The novelist Mary Gordon (who has a new book out) commented a number of years ago on a disturbing theme in novels by the “great American writers” of the last century—Updike, Roth, Bellow, Mailer, etc—noting that with some exceptions, the theme of the American novel was a young man who needed to escape civilization in order to preserve his innocence; women in these stories, Gordon noted, have an alarming propensity to, well, die. “I think what you have to begin with,” Gordon said in an interview, “is the idea and the ideal that, for Americans, the most desirable character, the most desirable type is a boy. Not a man, but a boy. And a boy who is always on the move. A boy who is not constricted, a boy who is not limited by anything outside the self. Women, in that they are vulnerable, susceptible and attached, are the enemy. And they have to be got out of the way in one way or another because if a boy is always going to be moving, he cannot attach himself to the cumbrous, encumbered female. So often he has to kill her.”
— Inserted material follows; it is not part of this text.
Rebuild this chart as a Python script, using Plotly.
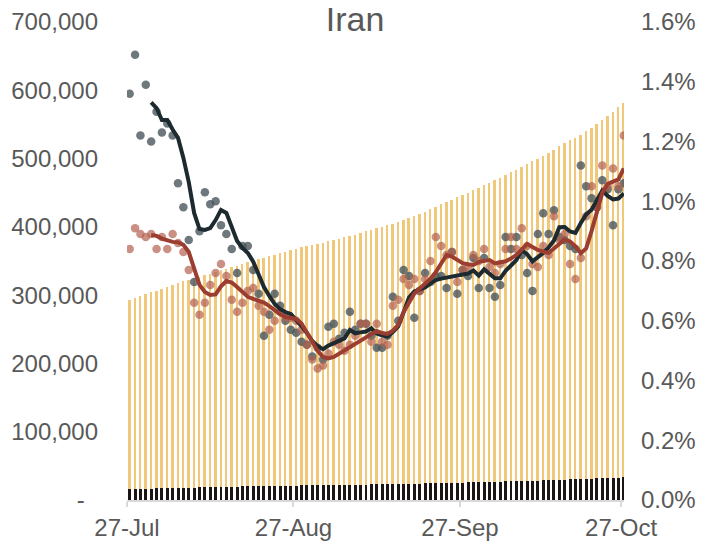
import pandas as pd
import plotly.graph_objects as go

# ---------------- data ----------------
start_date = "2020-07-27"
n_days = 93
tick_dates = ["2020-07-27", "2020-08-27", "2020-09-27", "2020-10-27"]
tick_labels = ["27-Jul", "27-Aug", "27-Sep", "27-Oct"]

cum_cases = [
    293606, 296273, 298909, 301530, 304204,
    306752, 309437, 312035, 314786, 317483, 320117, 322567, 324692, 326712, 328844,
    331189, 333699, 336324, 338825, 341070, 343203, 345450, 347835, 350279, 352558,
    354764, 356792, 358905, 361150, 363363, 365606, 367796, 369911, 371816, 373570, 375212,
    376894, 378752, 380746, 382772, 384666, 386658, 388810, 391112, 393425, 395488,
    397801, 399940, 402029, 404648, 407353, 410334, 413149, 416198, 419043, 422140,
    425481, 429193, 432798, 436319, 439882, 443086, 446448, 449960, 453637, 457219,
    461044, 464596, 468119, 471772, 475674, 479825, 483844, 488236, 492378, 496253,
    500075, 504281, 508389, 513219, 517835, 522387, 526490, 530380, 534631, 539670,
    545286, 550757, 556891, 562705, 568896, 574856, 581824,
]

cum_deaths = [
    15912, 16147, 16343, 16569, 16766,
    16982, 17190, 17405, 17617, 17802, 17976, 18132, 18264, 18427, 18616,
    18800, 18988, 19162, 19331, 19492, 19639, 19804, 19972, 20125, 20264,
    20376, 20502, 20643, 20776, 20901, 21020, 21137, 21249, 21359, 21462, 21571,
    21672, 21797, 21926, 22044, 22154, 22293, 22410, 22542, 22669, 22798,
    22913, 23029, 23157, 23313, 23453, 23632, 23808, 23952, 24118, 24301,
    24478, 24656, 24840, 25015, 25222, 25394, 25589, 25779, 25986, 26169,
    26380, 26567, 26746, 26957, 27192, 27419, 27658, 27888, 28098, 28293,
    28544, 28816, 29070, 29349, 29605, 29870, 30123, 30375, 30712, 31034,
    31346, 31650, 31985, 32320, 32616, 32953, 33299,
]

# daily growth rates, %
death_growth = [
    1.36, 1.49, 1.22, 1.39, 1.20, 1.30, 1.23, 1.26, 1.22, 1.06,
    0.98, 0.87, 0.73, 0.90, 1.03, 0.99, 1.00, 0.92, 0.89, 0.84,
    0.76, 0.85, 0.85, 0.77, 0.69, 0.55, 0.62, 0.69, 0.65, 0.60,
    0.57, 0.56, 0.53, 0.52, 0.48, 0.51, 0.47, 0.58, 0.59, 0.54,
    0.56, 0.63, 0.57, 0.59, 0.59, 0.55, 0.51, 0.51, 0.55, 0.68,
    0.60, 0.77, 0.75, 0.61, 0.70, 0.76, 0.73, 0.75, 0.75, 0.71,
    0.83, 0.69, 0.77, 0.75, 0.81, 0.71, 0.81, 0.71, 0.68, 0.72,
    0.88, 0.84, 0.88, 0.82, 0.76, 0.70, 0.89, 0.96, 0.89, 0.97,
    0.88, 0.87, 0.85, 0.84, 1.12, 1.05, 1.01, 0.98, 1.07, 1.04,
    0.92, 1.04, 1.06,
]

case_growth = [
    0.84, 0.91, 0.89, 0.88, 0.89, 0.84, 0.88, 0.84, 0.89, 0.86,
    0.83, 0.77, 0.66, 0.62, 0.66, 0.72, 0.76, 0.79, 0.75, 0.67,
    0.63, 0.66, 0.70, 0.71, 0.65, 0.63, 0.57, 0.60, 0.63, 0.61,
    0.61, 0.60, 0.57, 0.52, 0.47, 0.44, 0.45, 0.49, 0.53, 0.52,
    0.50, 0.52, 0.55, 0.59, 0.59, 0.53, 0.59, 0.53, 0.52, 0.65,
    0.67, 0.74, 0.72, 0.74, 0.70, 0.74, 0.80, 0.88, 0.85, 0.82,
    0.83, 0.73, 0.77, 0.78, 0.82, 0.80, 0.84, 0.78, 0.76, 0.79,
    0.84, 0.88, 0.84, 0.91, 0.85, 0.79, 0.78, 0.85, 0.82, 0.95,
    0.87, 0.89, 0.79, 0.74, 0.81, 0.95, 1.05, 0.98, 1.12, 1.05,
    1.11, 1.05, 1.22,
]

death_growth_avg = [None, None, None, None,
    1.331, 1.312, 1.272, 1.272, 1.240, 1.212, 1.145, 1.064, 0.961, 0.907,
    0.904, 0.910, 0.937, 0.971, 0.961, 0.917, 0.867, 0.844, 0.827, 0.798,
    0.756, 0.713, 0.683, 0.656, 0.639, 0.629, 0.623, 0.604, 0.582, 0.559,
    0.532, 0.515, 0.505, 0.517, 0.526, 0.534, 0.541, 0.569, 0.558, 0.561,
    0.564, 0.575, 0.557, 0.551, 0.547, 0.562, 0.581, 0.628, 0.678, 0.698,
    0.706, 0.711, 0.725, 0.736, 0.741, 0.744, 0.750, 0.753, 0.756, 0.758,
    0.768, 0.751, 0.772, 0.755, 0.742, 0.742, 0.767, 0.785, 0.803, 0.837,
    0.823, 0.799, 0.812, 0.827, 0.845, 0.869, 0.913, 0.914, 0.899, 0.894,
    0.927, 0.956, 0.972, 1.001, 1.036, 1.018, 1.006, 1.009, 1.026,
]

case_growth_avg = [None, None, None, None,
    0.887, 0.884, 0.875, 0.869, 0.864, 0.863, 0.854, 0.830, 0.777, 0.720,
    0.696, 0.686, 0.688, 0.715, 0.733, 0.728, 0.713, 0.695, 0.680, 0.673,
    0.667, 0.661, 0.649, 0.634, 0.622, 0.613, 0.611, 0.606, 0.591, 0.562,
    0.532, 0.499, 0.479, 0.474, 0.479, 0.490, 0.500, 0.512, 0.524, 0.536,
    0.546, 0.556, 0.566, 0.559, 0.556, 0.567, 0.586, 0.629, 0.663, 0.691,
    0.708, 0.723, 0.740, 0.763, 0.790, 0.820, 0.815, 0.805, 0.793, 0.789,
    0.787, 0.797, 0.800, 0.803, 0.792, 0.794, 0.799, 0.808, 0.820, 0.838,
    0.857, 0.847, 0.837, 0.831, 0.827, 0.842, 0.857, 0.872, 0.865, 0.849,
    0.826, 0.842, 0.900, 0.967, 1.028, 1.058, 1.065, 1.073, 1.110,
]

left_tickvals = [0, 100000, 200000, 300000, 400000, 500000, 600000, 700000]
left_ticktext = ["-\u00a0\u00a0", "100,000", "200,000", "300,000", "400,000",
                 "500,000", "600,000", "700,000"]
right_tickvals = [0, 0.2, 0.4, 0.6, 0.8, 1.0, 1.2, 1.4, 1.6]
right_ticktext = ["0.0%", "0.2%", "0.4%", "0.6%", "0.8%", "1.0%", "1.2%", "1.4%", "1.6%"]

# ---------------- figure ----------------
dates = pd.date_range(start_date, periods=n_days, freq="D") + pd.Timedelta(hours=12)
DAY_MS = 86400000

TXT = "#595959"
FONT = "Liberation Sans, Arial, sans-serif"
TICK_SIZE = 24

fig = go.Figure()
fig.add_trace(go.Bar(x=dates, y=cum_cases, width=0.36 * DAY_MS,
                     marker=dict(color="#f1c87a", line=dict(width=0)),
                     name="Cases", yaxis="y"))
fig.add_trace(go.Bar(x=dates, y=cum_deaths, width=0.55 * DAY_MS,
                     marker=dict(color="#1c1515", line=dict(width=0)),
                     name="Deaths", yaxis="y"))
fig.add_trace(go.Scatter(x=dates, y=death_growth, mode="markers", yaxis="y2",
                         marker=dict(size=8.5, color="#4a565c", opacity=0.8),
                         name="Death growth"))
fig.add_trace(go.Scatter(x=dates, y=case_growth, mode="markers", yaxis="y2",
                         marker=dict(size=8.5, color="#b2614f", opacity=0.7),
                         name="Case growth"))
fig.add_trace(go.Scatter(x=dates, y=death_growth_avg, mode="lines", yaxis="y2",
                         line=dict(color="#1d2a2f", width=4),
                         name="Death growth avg"))
fig.add_trace(go.Scatter(x=dates, y=case_growth_avg, mode="lines", yaxis="y2",
                         line=dict(color="#9b3d30", width=4),
                         name="Case growth avg"))

fig.update_layout(
    width=702, height=548,
    margin=dict(l=127, r=78, t=22, b=48),
    paper_bgcolor="white", plot_bgcolor="white",
    barmode="overlay", bargap=0,
    showlegend=False,
    font=dict(family=FONT, color=TXT, size=TICK_SIZE),
    title=dict(text="Iran", x=355 / 702, xref="container", xanchor="center",
               y=1 - 7 / 548, yref="container", yanchor="top",
               font=dict(size=34, color=TXT, family=FONT)),
    xaxis=dict(type="date",
               range=["2020-07-27 00:00", "2020-10-27 13:00"],
               tickvals=tick_dates, ticktext=tick_labels,
               showgrid=False, zeroline=False, automargin=False,
               showline=True, linecolor="#d9d9d9", linewidth=1.5,
               ticks="outside", ticklen=5, tickcolor="#d9d9d9", tickwidth=1.5,
               tickfont=dict(size=TICK_SIZE, color=TXT), ticklabelstandoff=0),
    yaxis=dict(range=[0, 700000], tickvals=left_tickvals, ticktext=left_ticktext,
               showgrid=False, zeroline=False, showline=False, ticks="",
               automargin=False,
               tickfont=dict(size=TICK_SIZE, color=TXT), ticklabelstandoff=28),
    yaxis2=dict(range=[0, 1.6], tickvals=right_tickvals, ticktext=right_ticktext,
                overlaying="y", side="right", automargin=False,
                showgrid=False, zeroline=False, showline=False, ticks="",
                tickfont=dict(size=TICK_SIZE, color=TXT), ticklabelstandoff=16),
)

fig.write_html("out.html", config={"displayModeBar": False},
               post_script="document.body.style.margin='0';")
Gordon’s argument is provocative but not without evidence, particularly in the more well-known works of the major male authors of the 20th century. But does that literary motif, that women must be done away with, exist because the male protagonist must be always on the move? Or is there another reason? Might it be grounded in a less immediately obvious psychological structure underlying American life?
I have been reading Christ and Apollo by William Lynch, S.J. (for more on Lynch, you can read John Kane's essay here) over the past week, and among the many insights Lynch brings to literary criticism (and life in general) is the notion that the great enemy of many writers (and their literary creations) is not necessarily “civilization,” not necessarily “this rotten system” (think of everyone from Holden Caulfield to Jack Keruoac), but in fact, time. Put more precisely, the project of many a famous writer has been to attempt to leap out of one’s own skin and attempt to see all of life’s moments at once,to exempt oneself from the limitations of time, to live in spite of time rather than through time. Lynch uses the example of Picasso’s Cubist paintings of violins (no one is too big to fail in Lynch’s writings—everyone from Edgar Allan Poe to Laurence Olivier gets speared!) as an analogy for the artistic attempt to step outside of time itself; the violin, which reveals itself differently from different perspectives, is instead depicted from every angle at once, meaning that the artist (and the audience) need not bother with the concept that time is needed to view the object from every angle. It’s not that we’re too busy to see the violin from every angle (maybe we are), but that we’ve managed to escape from the inescapable.
In the literary realm, Lynch identifies Proust, in A La Recherche du Temps Perdu, as the worst sinner in this regard, attempting always to stop the flux of time. From Christ and Apollo: “Instead of accepting the structure of time, which is essentially the structure of a thing perpetually in motion; instead of trying to see, with all the resources of genius, that such a movement might be leading somewhere; instead of exploring what will happen psychologically and spiritually once the movement is entered into fully—instead, this kind of artist rejects the possibility of beauty emerging from such insight.”
It is, Lynch says, an attempt to divorce intelligence from human reality. But where have we heard that before? Similar arguments take place in theology (and, for all I know, across the academic spectrum) about the desire and habit of phallocentric cultures to valorize the intellectual, the rational, the fleshless ideal, while fearing and/or dismissing the embodied, the emotional, the relational. The former characteristics are typed as “masculine”, while the latter are gendered “feminine,” at least in broad strokes (I am not at all convinced this typology works in any systematic way, but eh, you dance with the one that brung ya).
Is time masculine or feminine? Lynch would call it feminine, I suspect, because everything about embodied reality, about relational existence, about so many of the concepts we culturally type as “feminine,” is a matter of time, or closely interrelated with time. The desire to escape from time, on the other hand, is a conceit of the rational, the project of minds seeking to deny or dismiss embodied existence. And perhaps in that notion, that time itself is a “feminine” notion, and that much of our artistic imagination relies on a regrettable desire to escape from time, lies some of our literature’s love for the young man who can experience all things at once, and the habit (in literature, at least) of ridding the story of the young woman who reminds him that, despite what Jim Croce might sing, you can’t save time in a bottle.